Speeding up Krylov subspace methods for computing f(A)b via randomization

TL;DR

This paper introduces a randomized approach to accelerate Krylov subspace methods for computing matrix functions times vectors, such as exponential or square root, by replacing orthogonalization with faster non-orthogonal basis computation.

Contribution

It proposes a novel randomized algorithm for constructing Krylov subspace bases and computing matrix function actions more efficiently than traditional Arnoldi methods.

Findings

Faster computation times compared to Arnoldi method

Achieves comparable accuracy in matrix function approximation

Numerical examples demonstrate efficiency gains

Abstract

This work is concerned with the computation of the action of a matrix function f(A), such as the matrix exponential or the matrix square root, on a vector b.
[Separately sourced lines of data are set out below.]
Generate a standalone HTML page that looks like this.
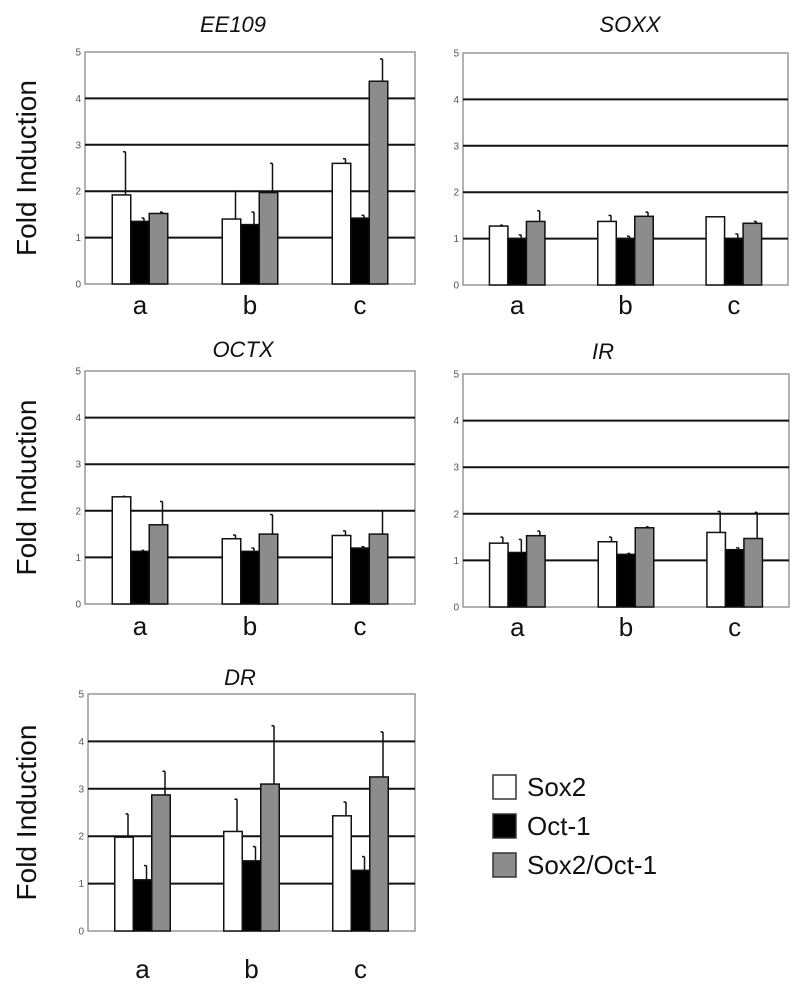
<!DOCTYPE html>
<html><head><meta charset="utf-8"><style>
html,body{margin:0;padding:0;background:#fff;}
svg{display:block;font-family:"Liberation Sans",sans-serif;}
</style></head><body>
<svg id="fig" width="800" height="988" viewBox="0 0 800 988" xmlns="http://www.w3.org/2000/svg"></svg>
<script>
const categories = ["a","b","c"];
const seriesNames = ["Sox2","Oct-1","Sox2/Oct-1"];
const yTicks = [0,1,2,3,4,5];
const panelTitles = ["EE109","SOXX","OCTX","IR","DR"];
// values per panel: [Sox2[], Oct-1[], Sox2/Oct-1[]]
const ee109Vals = [[1.92,1.40,2.60],[1.35,1.28,1.42],[1.52,1.97,4.37]];
const ee109Err  = [[2.85,2.00,2.70],[1.42,1.55,1.48],[1.55,2.60,4.85]];
const soxxVals  = [[1.27,1.37,1.47],[1.00,1.00,1.00],[1.37,1.48,1.33]];
const soxxErr   = [[1.29,1.50,1.47],[1.08,1.05,1.10],[1.60,1.57,1.37]];
const octxVals  = [[2.30,1.40,1.47],[1.13,1.13,1.20],[1.70,1.50,1.50]];
const octxErr   = [[2.31,1.48,1.57],[1.15,1.20,1.23],[2.20,1.92,2.00]];
const irVals    = [[1.37,1.40,1.60],[1.17,1.13,1.23],[1.53,1.70,1.47]];
const irErr     = [[1.50,1.50,2.05],[1.45,1.15,1.27],[1.63,1.72,2.03]];
const drVals    = [[1.98,2.10,2.43],[1.08,1.48,1.28],[2.87,3.10,3.25]];
const drErr     = [[2.47,2.78,2.72],[1.38,1.78,1.57],[3.37,4.33,4.20]];

const NS="http://www.w3.org/2000/svg";
const svg=document.getElementById('fig');
function mk(tag,attrs,parent){const e=document.createElementNS(NS,tag);for(const k in attrs)e.setAttribute(k,attrs[k]);(parent||svg).appendChild(e);return e;}
const fills=["#ffffff","#000000","#8c8c8c"];
const panels=[
 {x0:85,x1:415,y0:52,y1:284,vals:ee109Vals,err:ee109Err,tx:233,ty:32,ly:314,ylab:true,name:"ee109"},
 {x0:463,x1:788,y0:53,y1:285,vals:soxxVals,err:soxxErr,tx:630,ty:32,ly:314,ylab:false,name:"soxx"},
 {x0:85,x1:415,y0:371,y1:604,vals:octxVals,err:octxErr,tx:243,ty:357,ly:635,ylab:true,name:"octx"},
 {x0:463,x1:789,y0:374,y1:607,vals:irVals,err:irErr,tx:603,ty:359,ly:636,ylab:false,name:"ir"},
 {x0:88,x1:415,y0:694,y1:931,vals:drVals,err:drErr,tx:240,ty:685,ly:978,ylab:true,name:"dr"}
];
panels.forEach((p,pi)=>{
  const g=mk('g',{});
  
  
  const yS=v=>p.y1-(v/5)*(p.y1-p.y0);
  const slot=(p.x1-p.x0)/3;
  const xC=i=>p.x0+slot*(i+0.5);
  const bw=18.5;
  const frame=mk('rect',{x:p.x0,y:p.y0,width:p.x1-p.x0,height:p.y1-p.y0,fill:'none',stroke:'#999','stroke-width':1.5},g);
  
  
  yTicks.forEach(t=>{
    if(t>0&&t<5){const l=mk('line',{x1:p.x0,x2:p.x1,y1:yS(t),y2:yS(t),stroke:'#111','stroke-width':2},g);
      
      }
    const tl=mk('text',{x:p.x0-4,y:yS(t)+3.5,'font-size':10,fill:'#555','text-anchor':'end'},g);
    tl.textContent=t;
    
    
  });
  categories.forEach((c,ci)=>{
    for(let s=0;s<3;s++){
      const x=xC(ci)-1.5*bw+s*bw, v=p.vals[s][ci], e=p.err[s][ci];
      const bx=x+bw/2+4;
      if(e>v){
        const el=mk('line',{x1:bx,x2:bx,y1:yS(v),y2:yS(e),stroke:'#111','stroke-width':1.5},g);
        
        
        const cap=mk('line',{x1:bx-2.5,x2:bx,y1:yS(e),y2:yS(e),stroke:'#111','stroke-width':1.5},g);
        
        
      }
      const r=mk('rect',{x:x,y:yS(v),width:bw,height:yS(0)-yS(v),fill:fills[s],stroke:'#111','stroke-width':1.5},g);
      
      
    }
    const cl=mk('text',{x:xC(ci),y:p.ly,'font-size':26,'text-anchor':'middle',fill:'#111'},g);
    cl.textContent=c;
    
    
  });
  const tt=mk('text',{x:p.tx,y:p.ty,'font-size':22,'font-style':'italic','text-anchor':'middle',fill:'#111'},g);
  tt.textContent=panelTitles[pi];
  
  
  if(p.ylab){
    const cy=(p.y0+p.y1)/2;
    const yl=mk('text',{x:36,y:cy,'font-size':28,'text-anchor':'middle',fill:'#111',transform:'rotate(-90 36 '+cy+')'},g);
    yl.textContent='Fold Induction';
    
    
  }
});
const lg=mk('g',{});


seriesNames.forEach((n,i)=>{
  const cy=787+i*39;
  const sw=mk('rect',{x:493,y:cy-12,width:23,height:24,fill:fills[i],stroke:'#333','stroke-width':1.5},lg);
  
  
  const t=mk('text',{x:527,y:cy+9,'font-size':26,fill:'#111'},lg);
  t.textContent=n;
  
  
});
</script>
</body></html>
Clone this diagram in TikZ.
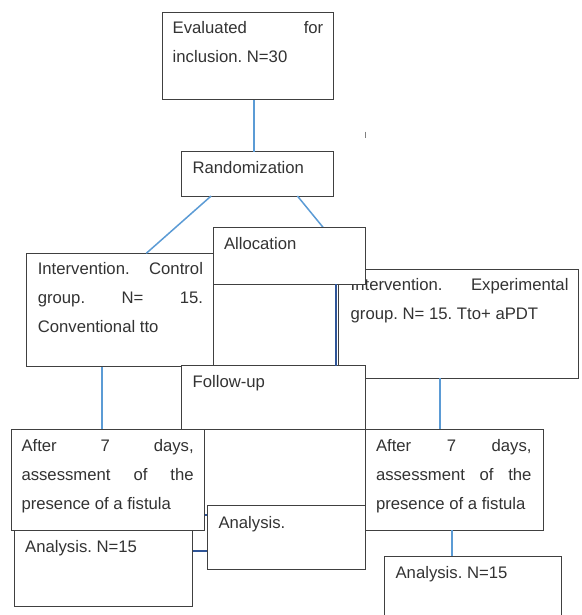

For a general matrix A, this can be done by computing the compression of A onto a suitable Krylov subspace. Such compression is usually computed by forming an orthonormal basis of the Krylov subspace using the Arnoldi method. In this work, we propose to compute (non-orthonormal) bases in a faster way and to use a fast randomized algorithm for least-squares problems to compute the compression of A onto the Krylov subspace. We present some numerical examples which show that our algorithms can be faster than the standard Arnoldi method while achieving comparable accuracy.